New Zealand Fungarium (PDD)
- Established: 1919
- Location: Auckland
- Coordinates: 36°53′01″S 174°50′57″E﻿ / ﻿36.88350909°S 174.84913089°E
- Type: Collection of dried fungi
- Key holdings: Fungi from New Zealand and the South Pacific
- Collection size: 109,584 objects
- Founder: G.H. Cunningham
- Curator: Mahajabeen Padamsee
- Owner: Landcare Research
- Website: www.landcareresearch.co.nz/pdd

= New Zealand Fungarium =

Fungi collection in Auckland, New Zealand

The New Zealand Fungarium (PDD; Māori: Te Kohinga Hekaheka o Aotearoa) is a fungarium and the major collection of New Zealand fungi. It is one of the largest collections in the Southern Hemisphere. The Fungarium is designated a Nationally Significant Collection by the Ministry of Business, Innovation and Employment.

== History ==
The accessioning of collections that led to the establishment of the New Zealand Fungarium (PDD): Te Kohinga Hekaheka o Aotearoa began with the appointment of G.H. Cunningham in 1919 by the Department of Agriculture. Cunningham and the collection were transferred to the Department of Science and Industrial Research's Plant Diseases Division in 1936. This is the origin of the PDD acronym.
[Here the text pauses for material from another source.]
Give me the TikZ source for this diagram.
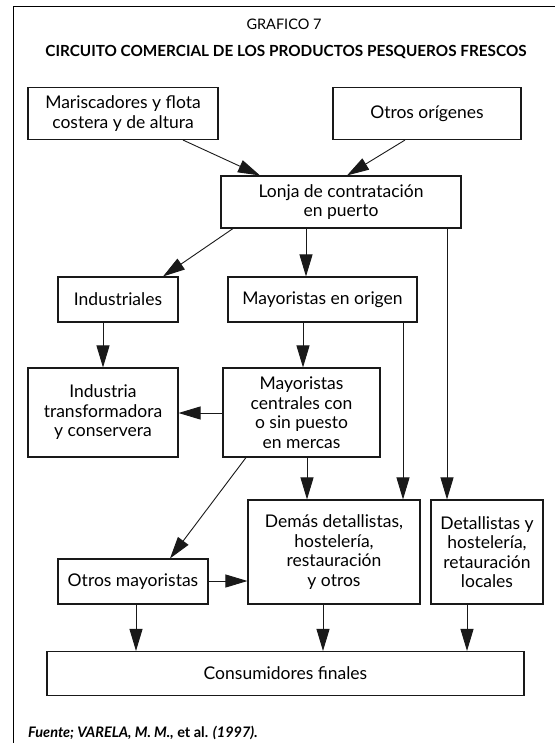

The DSIR was disestablished and reorganised into a number of Crown Research Institutes (CRIs) in 1992 and the Fungarium is now part of and maintained by the Manaaki Whenua Landcare Research CRI.

== Collections ==
The Fungarium houses the collections of R.E. Beever (Agaricales, Boletales), G.H. Cunningham (Aphyllophorales, Gasteromycetes, Uredinales), J.M. Dingley (Ascomycetes), E. Horak (Agaricales), S.J. Hughes (Hyphomycetes, sooty moulds), R.F.R. McNabb (Agaricales, Boletaceae, Dacrymycetaceae, Tremellaceae), R.H. Petersen (Clavariaceae), G.J. Samuels (Ascomycetes), and K. Curtis. Fungal specimens from the herbarium of the Plant Health and Diagnostic Station, Levin (LEV) have been incorporated into PDD.

The study of the New Zealand native mushrooms and other larger fungi was pioneered by Greta Stevenson, Marie Taylor, and Barbara Segedin from the late 1940s until the 1990s. Collectively they described over 250 new species of New Zealand fungi. All these are available through the Biota of New Zealand or Systematics Collections Data internet portals.

The Fungarium has over 2,900 Type specimens – these are the specimens on which the species descriptions are based. These include over 17,000 New Zealand primary Types.

Fungarium staff undertook an assessment in 2019 to identify native fungi that are endangered. As a result, 30 species were added to the International Union for Conservation of Nature's Red List.